■ DO THIS: Without the pictures, extract every line from the start of the material to the line containing "from bokeh.core.properties import value", both ends included.

■ DATA EXTRACT:

%%

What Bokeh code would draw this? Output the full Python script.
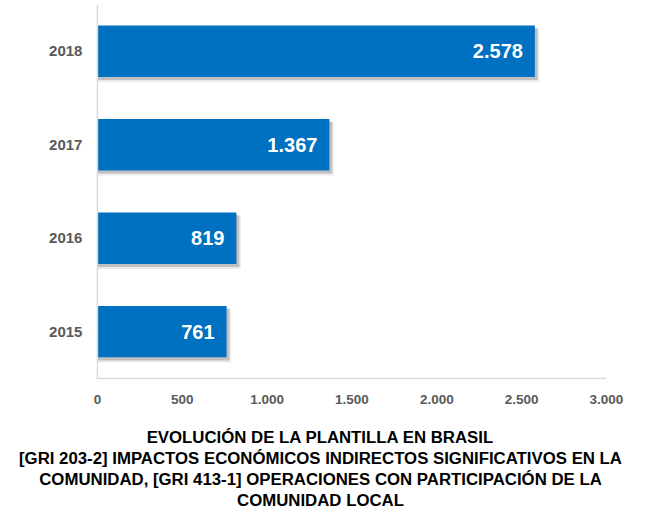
from bokeh.plotting import figure
from bokeh.models import ColumnDataSource, FixedTicker, Range1d, Span, Title
from bokeh.embed import file_html
from bokeh.resources import INLINE
from bokeh.core.properties import value

years = ["2015", "2016", "2017", "2018"]
employees = [761, 819, 1367, 2578]
value_labels = ["761", "819", "1.367", "2.578"]
x_ticks = [0, 500, 1000, 1500, 2000, 2500, 3000]
x_tick_labels = ["0", "500", "1.000", "1.500", "2.000", "2.500", "3.000"]
title_lines = [
    "EVOLUCIÓN DE LA PLANTILLA EN BRASIL",
    "[GRI 203-2] IMPACTOS ECONÓMICOS INDIRECTOS SIGNIFICATIVOS EN LA",
    "COMUNIDAD, [GRI 413-1] OPERACIONES CON PARTICIPACIÓN DE LA",
    "COMUNIDAD LOCAL",
]

FONT = "Liberation Sans"
AXIS_GRAY = "#D9D9D9"
pos = [i + 0.5 for i in range(len(years))]

src = ColumnDataSource(dict(y=pos, v=employees, lab=value_labels, yr=years,
                            zero=[0] * len(years),
                            vs=[v + 17 for v in employees],
                            ys=[y - 0.03 for y in pos],
                            vs2=[v + 26 for v in employees],
                            ys2=[y - 0.045 for y in pos]))

# frame is widened to the left so that the bottom title is centred on the page;
# x = 0 still sits where the reference's value axis is.
p = figure(width=632, height=510, output_backend="svg", toolbar_location=None,
           x_range=Range1d(-371, 3000), y_range=Range1d(-0.012, 4.0),
           min_border_left=34, min_border_right=26, min_border_top=4,
           min_border_bottom=0)
p.outline_line_color = None
p.xgrid.visible = False
p.ygrid.visible = False
p.yaxis.visible = False
p.background_fill_color = "white"

# value axis line (x = 0) and category axis line (y = 0)
p.add_layout(Span(location=0, dimension="height", line_color=AXIS_GRAY, line_width=1.5))
p.segment(x0=x_ticks[0], x1=x_ticks[-1], y0=0, y1=0, line_color=AXIS_GRAY, line_width=1.5)

# shadow
p.hbar(y="ys2", left=0, right="vs2", height=0.57, source=src,
       fill_color="#000000", fill_alpha=0.08, line_color=None)
p.hbar(y="ys", left=0, right="vs", height=0.555, source=src,
       fill_color="#000000", fill_alpha=0.18, line_color=None)
p.hbar(y="y", left=0, right="v", height=0.55, source=src,
       fill_color="#0070C0", line_color=None)

p.text(x="v", y="y", text="lab", source=src, x_offset=-12,
       text_align="right", text_baseline="middle", text_color="white",
       text_font=value(FONT), text_font_style="bold", text_font_size="20px")

# category labels
p.text(x="zero", y="y", text="yr", source=src, x_offset=-15,
       text_align="right", text_baseline="middle", text_color="#595959",
       text_font=value(FONT), text_font_style="bold", text_font_size="15px")

ax = p.xaxis[0]
ax.axis_line_color = None
ax.major_tick_line_color = None
ax.minor_tick_line_color = None
ax.major_tick_out = 0
ax.major_tick_in = 0
ax.major_label_text_font = FONT
ax.major_label_text_font_style = "bold"
ax.major_label_text_font_size = "13.5px"
ax.major_label_text_color = "#595959"
ax.ticker = FixedTicker(ticks=x_ticks)
ax.major_label_overrides = {t: l for t, l in zip(x_ticks, x_tick_labels)}
ax.major_label_standoff = 15

# spacer between tick labels and the title block
p.add_layout(Title(text=" ", text_font_size="2px", standoff=16), "below")
for line in title_lines:
    p.add_layout(Title(text=line, align="center", vertical_align="middle",
                       text_font=FONT, text_font_style="bold",
                       text_font_size="16.8px", text_color="black",
                       standoff=0), "below")

open("out.html", "w").write(file_html(p, INLINE))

%%

■ RESULT OF THE EXERCISE:
What Bokeh code would draw this? Output the full Python script.
from bokeh.plotting import figure
from bokeh.models import ColumnDataSource, FixedTicker, Range1d, Span, Title
from bokeh.embed import file_html
from bokeh.resources import INLINE
from bokeh.core.properties import value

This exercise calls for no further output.